Fasting High (Day 9)
April 17, 2016 at 3:07 PM
Woke this morning greeted by a feeling of joy and anticipation. Ah, there it is. Finally. It’s been a rough eight-day go to get here but it’s sure worth the battle.
A big part of finding that fasting high is to get the fast locked in. If I have not fasted for awhile or have let my eating slide, it can take days of starts and stops, a tug a war between failures and gritting out successes, then finally there is this auditable click of the fast locking in. The key is not to give up. It’s real warfare. You have the flesh that is used to getting it’s way, and I hate to say it, but you also have an enemy who does not want you free of the flesh because that’s his hold over you.
I think the feeling that depresses me more than any other is when I believe am out of control of my life. And I mean out of control in a bad way. There is a real joy to self control. There are no limits to what I can do. If I want to lose ten pounds; no problem. Want to be in athletic shape; done. Write a book; when do we get started. The sky’s the limit. That’s how I feel this morning.
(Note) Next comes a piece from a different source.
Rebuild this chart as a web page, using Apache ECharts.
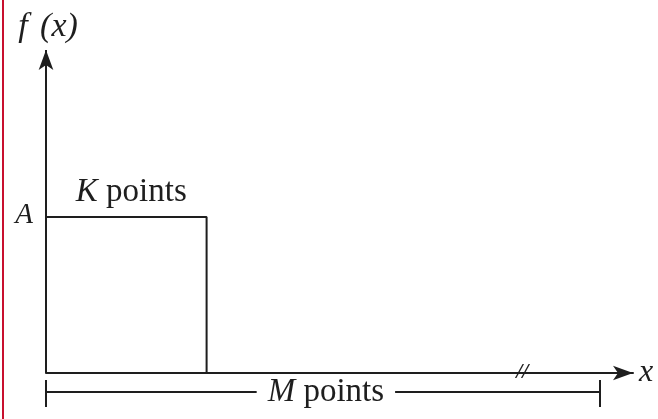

You have heard it said, the only person that will get in the way of you achieving your dreams, is YOU. Allow me to rephrase that. The only thing that will get in the way of your God given dreams is your flesh. And fasting is a very effective way of putting the flesh to death. When that happens man oh man, joy and hope rise up inside of you. For the eight days I have battled my flesh, some of those battles I have lost, but I have not given up. Today I wake up with new hope about my future and the verse that state’s “I can do all things in Christ,” actually makes sense to me.
However I have fasted enough to know that’s it’s not all smooth sailing ahead. I will enjoy this wonderful feeling of freedom while keeping my sword and shield close at hand.